O que fazer, confinados como estamos?
Ouvir música, ouvir música e, ainda, ouvir música.
Escutei e reescutei as Variações para orquestra que Schoenberg compôs entre 1926 e 1928.
Impregnado pela beleza dessa música, fui procurar no meu velho exemplar de René Leibowitz seus comentários sobre a obra. O livro se intitula Schoenberg. Foi traduzido em português por Hélio Ziskind e publicado pela Editora Pespectiva em 1981. Contém um LP compacto com gravações de peças para piano do compositor, interpretadas por Caio Pagano.
Leibowitz não foi só historiador e teórico. Foi ainda grande maestro. Naqueles tempos de modernidade ferrenhamente partidária era um homem que sabia reconhecer a qualidade artística onde estivesse. Gravou tanto o Concerto para violino de Schoenberg, como La belle Hélène, de Offenbach; em seu livro Histoire de l’opéra, até hoje inédito no Brasil, analisou admiravelmente Wagner, Pelléas et Mélisande, Wozzeck, e também defendeu com unhas e dentes Cavalleria Rusticana e I Pagliacci, pôs em evidência as fenomenais audácias “modernas” de Puccini, afirmando: “E entre os compositores foram frequentemente aqueles que se imaginaram estar na ‘vanguarda’ da música contemporânea que rejeitaram a obra de Puccini, sob o pretexto de que ela se situava na tradição (já ‘ultrapassada’ – bem evidentemente) do melodrama do século XX”. Conclui: “Que me seja então permitido ainda uma vez que, nesse sentido [daqueles que buscam encontrar as qualidades essenciais na composição de uma ópera], a obra de Puccini pode, se ela for bem compreendida, nos ensinar muitas coisas que nos ajudarão a solucionar os problemas da arte lírica contemporânea”.
É verdade que tinha também seus ódios, ou um grande ódio: Sibelius. Escreveu um livro intitulado: Sibelius, o pior compositor do mundo. Derivou seus preconceitos dos anátemas lançados por Adorno. Nobody is perfect.
No entanto, esse mesmo Leibowitz, uma das inteligências mais luminosas que se possa imaginar, e com a abertura de espírito que evoquei acima, quando analisa as Variações para orquestra de Schoenberg, faz assim:
“Lancemos agora um olhar sobre o tema. Este se articula da seguinte maneira: compassos 1-5 Antecedente; compassos 6-12 Consequente; estes doze compassos constituem um Período que forma a primeira seção, A, de uma estrutura tripartite.” O resto segue numa descrição de mesma natureza.
Por brilhante que fosse, Leibowitz era um homem de seu tempo.
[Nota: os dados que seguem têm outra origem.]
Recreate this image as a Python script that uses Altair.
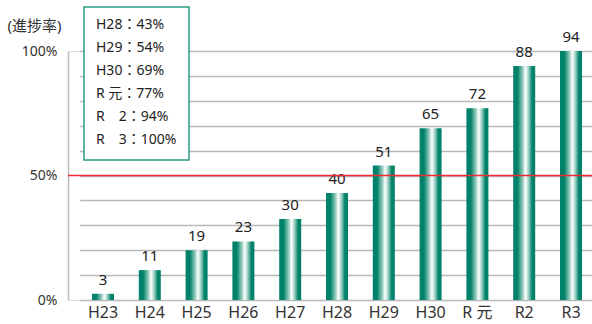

Seu Schoenberg data de 1969: ele deriva de um livro bem mais antigo: Schoenberg et son école: l'étape contemporaine du langage musical, que escrevera em 1947. A versão de 1969 foi publicada pela editora Seuil para uma coleção destinada ao grande público! Com esse tom de uma aridez desencorajante!
Os jovens de hoje não imaginam a volúpia que era dar às análises uma aparência “científica”. Isso, porém, é o de menos. O problema é que nessa visão puramente estrutural e descritiva, fica de fora o sentido expressivo da música.
A musicologia da modernidade, desde Hanslick, foi marcada pela vocação formalista: música não significa nem expressa nada. É uma pura combinatória de sons. Concepção que empobreceu muitíssimo a compreensão do fenômeno musical para o ouvinte, e conduziu muitos compositores a exercícios formais razoavelmente estéreis.